→ What is asked
Write out the listing below without alteration, omitting its pictures.

::::::::

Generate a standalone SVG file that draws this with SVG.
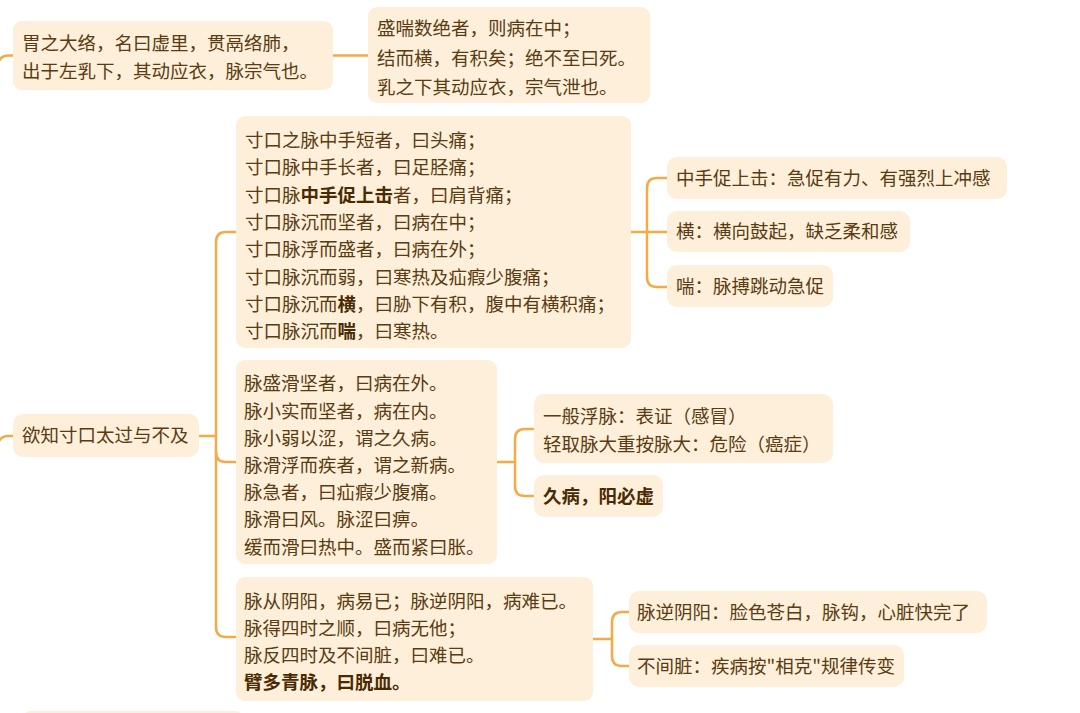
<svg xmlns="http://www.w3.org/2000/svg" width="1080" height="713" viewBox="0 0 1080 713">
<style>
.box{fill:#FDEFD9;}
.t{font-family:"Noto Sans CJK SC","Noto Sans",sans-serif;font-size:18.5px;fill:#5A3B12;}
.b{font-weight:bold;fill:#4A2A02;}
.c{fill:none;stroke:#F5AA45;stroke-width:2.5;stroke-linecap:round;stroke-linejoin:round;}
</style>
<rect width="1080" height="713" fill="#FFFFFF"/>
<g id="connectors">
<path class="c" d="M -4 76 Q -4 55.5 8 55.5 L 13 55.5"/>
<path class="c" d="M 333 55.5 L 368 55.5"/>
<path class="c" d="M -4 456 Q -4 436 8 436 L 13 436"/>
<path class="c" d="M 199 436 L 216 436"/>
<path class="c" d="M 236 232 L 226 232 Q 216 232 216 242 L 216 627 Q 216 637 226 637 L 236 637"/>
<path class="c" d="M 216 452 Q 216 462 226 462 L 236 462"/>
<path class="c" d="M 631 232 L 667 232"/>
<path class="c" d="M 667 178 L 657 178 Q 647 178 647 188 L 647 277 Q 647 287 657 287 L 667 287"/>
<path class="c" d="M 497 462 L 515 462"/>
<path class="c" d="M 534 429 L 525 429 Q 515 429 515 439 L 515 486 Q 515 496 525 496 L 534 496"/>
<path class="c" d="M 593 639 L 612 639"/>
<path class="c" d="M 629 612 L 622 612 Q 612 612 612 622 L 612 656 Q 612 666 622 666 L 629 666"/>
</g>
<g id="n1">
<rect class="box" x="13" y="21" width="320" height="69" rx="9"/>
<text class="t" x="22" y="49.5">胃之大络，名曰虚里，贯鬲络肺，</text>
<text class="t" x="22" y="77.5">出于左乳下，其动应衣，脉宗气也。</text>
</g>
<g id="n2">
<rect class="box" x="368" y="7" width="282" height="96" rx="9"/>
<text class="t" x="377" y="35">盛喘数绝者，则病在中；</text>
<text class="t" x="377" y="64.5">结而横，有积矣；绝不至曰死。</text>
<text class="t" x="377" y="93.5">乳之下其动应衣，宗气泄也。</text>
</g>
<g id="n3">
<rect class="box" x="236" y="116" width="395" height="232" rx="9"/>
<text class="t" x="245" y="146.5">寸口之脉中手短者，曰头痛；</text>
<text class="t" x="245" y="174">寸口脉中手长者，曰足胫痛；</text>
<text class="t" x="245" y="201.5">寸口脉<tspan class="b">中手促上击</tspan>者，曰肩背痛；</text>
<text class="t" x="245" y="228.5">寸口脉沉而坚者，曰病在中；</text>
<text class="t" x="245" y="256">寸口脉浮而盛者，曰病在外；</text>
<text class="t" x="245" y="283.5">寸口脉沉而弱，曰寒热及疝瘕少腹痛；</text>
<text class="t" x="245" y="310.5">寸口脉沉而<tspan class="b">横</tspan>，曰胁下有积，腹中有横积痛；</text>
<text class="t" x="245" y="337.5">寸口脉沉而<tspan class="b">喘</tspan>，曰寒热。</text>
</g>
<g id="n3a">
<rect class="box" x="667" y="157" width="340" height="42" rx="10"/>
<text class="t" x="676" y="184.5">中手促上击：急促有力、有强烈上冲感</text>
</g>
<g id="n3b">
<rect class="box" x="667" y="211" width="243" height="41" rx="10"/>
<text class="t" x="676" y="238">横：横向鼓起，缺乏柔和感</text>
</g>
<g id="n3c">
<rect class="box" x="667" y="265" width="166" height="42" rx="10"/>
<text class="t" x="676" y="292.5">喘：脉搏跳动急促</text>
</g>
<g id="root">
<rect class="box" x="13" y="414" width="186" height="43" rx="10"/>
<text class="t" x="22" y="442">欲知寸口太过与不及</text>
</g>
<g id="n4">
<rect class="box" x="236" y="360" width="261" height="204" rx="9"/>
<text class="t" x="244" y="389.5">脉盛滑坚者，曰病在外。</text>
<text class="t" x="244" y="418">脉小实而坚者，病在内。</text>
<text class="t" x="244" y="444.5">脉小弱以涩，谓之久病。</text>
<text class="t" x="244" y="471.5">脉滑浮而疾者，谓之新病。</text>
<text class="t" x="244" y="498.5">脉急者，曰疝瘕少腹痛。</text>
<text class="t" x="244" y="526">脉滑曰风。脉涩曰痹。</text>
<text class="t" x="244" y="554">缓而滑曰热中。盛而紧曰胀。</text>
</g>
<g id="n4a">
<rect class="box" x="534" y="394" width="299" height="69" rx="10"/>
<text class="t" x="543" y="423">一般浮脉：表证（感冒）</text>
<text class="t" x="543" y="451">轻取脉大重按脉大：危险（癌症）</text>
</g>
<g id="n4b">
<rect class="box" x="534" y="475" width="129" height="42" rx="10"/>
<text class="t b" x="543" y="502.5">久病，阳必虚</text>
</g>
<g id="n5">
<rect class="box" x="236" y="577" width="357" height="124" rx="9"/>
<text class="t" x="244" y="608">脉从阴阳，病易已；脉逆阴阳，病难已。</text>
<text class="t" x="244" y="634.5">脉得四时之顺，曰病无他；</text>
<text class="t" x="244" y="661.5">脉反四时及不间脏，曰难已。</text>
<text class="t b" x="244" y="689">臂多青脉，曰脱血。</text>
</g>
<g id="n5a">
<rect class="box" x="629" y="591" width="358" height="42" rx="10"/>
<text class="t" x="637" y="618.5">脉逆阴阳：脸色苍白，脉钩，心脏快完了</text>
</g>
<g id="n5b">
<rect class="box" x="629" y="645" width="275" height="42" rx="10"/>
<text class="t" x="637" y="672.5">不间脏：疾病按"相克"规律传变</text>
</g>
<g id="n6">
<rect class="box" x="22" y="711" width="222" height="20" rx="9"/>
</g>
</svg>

::::::::

→ The answer
Generate a standalone SVG file that draws this with SVG.
<svg xmlns="http://www.w3.org/2000/svg" width="1080" height="713" viewBox="0 0 1080 713">
<style>
.box{fill:#FDEFD9;}
.t{font-family:"Noto Sans CJK SC","Noto Sans",sans-serif;font-size:18.5px;fill:#5A3B12;}
.b{font-weight:bold;fill:#4A2A02;}
.c{fill:none;stroke:#F5AA45;stroke-width:2.5;stroke-linecap:round;stroke-linejoin:round;}
</style>
<rect width="1080" height="713" fill="#FFFFFF"/>
<g id="connectors">
<path class="c" d="M -4 76 Q -4 55.5 8 55.5 L 13 55.5"/>
<path class="c" d="M 333 55.5 L 368 55.5"/>
<path class="c" d="M -4 456 Q -4 436 8 436 L 13 436"/>
<path class="c" d="M 199 436 L 216 436"/>
<path class="c" d="M 236 232 L 226 232 Q 216 232 216 242 L 216 627 Q 216 637 226 637 L 236 637"/>
<path class="c" d="M 216 452 Q 216 462 226 462 L 236 462"/>
<path class="c" d="M 631 232 L 667 232"/>
<path class="c" d="M 667 178 L 657 178 Q 647 178 647 188 L 647 277 Q 647 287 657 287 L 667 287"/>
<path class="c" d="M 497 462 L 515 462"/>
<path class="c" d="M 534 429 L 525 429 Q 515 429 515 439 L 515 486 Q 515 496 525 496 L 534 496"/>
<path class="c" d="M 593 639 L 612 639"/>
<path class="c" d="M 629 612 L 622 612 Q 612 612 612 622 L 612 656 Q 612 666 622 666 L 629 666"/>
</g>
<g id="n1">
<rect class="box" x="13" y="21" width="320" height="69" rx="9"/>
<text class="t" x="22" y="49.5">胃之大络，名曰虚里，贯鬲络肺，</text>
<text class="t" x="22" y="77.5">出于左乳下，其动应衣，脉宗气也。</text>
</g>
<g id="n2">
<rect class="box" x="368" y="7" width="282" height="96" rx="9"/>
<text class="t" x="377" y="35">盛喘数绝者，则病在中；</text>
<text class="t" x="377" y="64.5">结而横，有积矣；绝不至曰死。</text>
<text class="t" x="377" y="93.5">乳之下其动应衣，宗气泄也。</text>
</g>
<g id="n3">
<rect class="box" x="236" y="116" width="395" height="232" rx="9"/>
<text class="t" x="245" y="146.5">寸口之脉中手短者，曰头痛；</text>
<text class="t" x="245" y="174">寸口脉中手长者，曰足胫痛；</text>
<text class="t" x="245" y="201.5">寸口脉<tspan class="b">中手促上击</tspan>者，曰肩背痛；</text>
<text class="t" x="245" y="228.5">寸口脉沉而坚者，曰病在中；</text>
<text class="t" x="245" y="256">寸口脉浮而盛者，曰病在外；</text>
<text class="t" x="245" y="283.5">寸口脉沉而弱，曰寒热及疝瘕少腹痛；</text>
<text class="t" x="245" y="310.5">寸口脉沉而<tspan class="b">横</tspan>，曰胁下有积，腹中有横积痛；</text>
<text class="t" x="245" y="337.5">寸口脉沉而<tspan class="b">喘</tspan>，曰寒热。</text>
</g>
<g id="n3a">
<rect class="box" x="667" y="157" width="340" height="42" rx="10"/>
<text class="t" x="676" y="184.5">中手促上击：急促有力、有强烈上冲感</text>
</g>
<g id="n3b">
<rect class="box" x="667" y="211" width="243" height="41" rx="10"/>
<text class="t" x="676" y="238">横：横向鼓起，缺乏柔和感</text>
</g>
<g id="n3c">
<rect class="box" x="667" y="265" width="166" height="42" rx="10"/>
<text class="t" x="676" y="292.5">喘：脉搏跳动急促</text>
</g>
<g id="root">
<rect class="box" x="13" y="414" width="186" height="43" rx="10"/>
<text class="t" x="22" y="442">欲知寸口太过与不及</text>
</g>
<g id="n4">
<rect class="box" x="236" y="360" width="261" height="204" rx="9"/>
<text class="t" x="244" y="389.5">脉盛滑坚者，曰病在外。</text>
<text class="t" x="244" y="418">脉小实而坚者，病在内。</text>
<text class="t" x="244" y="444.5">脉小弱以涩，谓之久病。</text>
<text class="t" x="244" y="471.5">脉滑浮而疾者，谓之新病。</text>
<text class="t" x="244" y="498.5">脉急者，曰疝瘕少腹痛。</text>
<text class="t" x="244" y="526">脉滑曰风。脉涩曰痹。</text>
<text class="t" x="244" y="554">缓而滑曰热中。盛而紧曰胀。</text>
</g>
<g id="n4a">
<rect class="box" x="534" y="394" width="299" height="69" rx="10"/>
<text class="t" x="543" y="423">一般浮脉：表证（感冒）</text>
<text class="t" x="543" y="451">轻取脉大重按脉大：危险（癌症）</text>
</g>
<g id="n4b">
<rect class="box" x="534" y="475" width="129" height="42" rx="10"/>
<text class="t b" x="543" y="502.5">久病，阳必虚</text>
</g>
<g id="n5">
<rect class="box" x="236" y="577" width="357" height="124" rx="9"/>
<text class="t" x="244" y="608">脉从阴阳，病易已；脉逆阴阳，病难已。</text>
<text class="t" x="244" y="634.5">脉得四时之顺，曰病无他；</text>
<text class="t" x="244" y="661.5">脉反四时及不间脏，曰难已。</text>
<text class="t b" x="244" y="689">臂多青脉，曰脱血。</text>
</g>
<g id="n5a">
<rect class="box" x="629" y="591" width="358" height="42" rx="10"/>
<text class="t" x="637" y="618.5">脉逆阴阳：脸色苍白，脉钩，心脏快完了</text>
</g>
<g id="n5b">
<rect class="box" x="629" y="645" width="275" height="42" rx="10"/>
<text class="t" x="637" y="672.5">不间脏：疾病按"相克"规律传变</text>
</g>
<g id="n6">
<rect class="box" x="22" y="711" width="222" height="20" rx="9"/>
</g>
</svg>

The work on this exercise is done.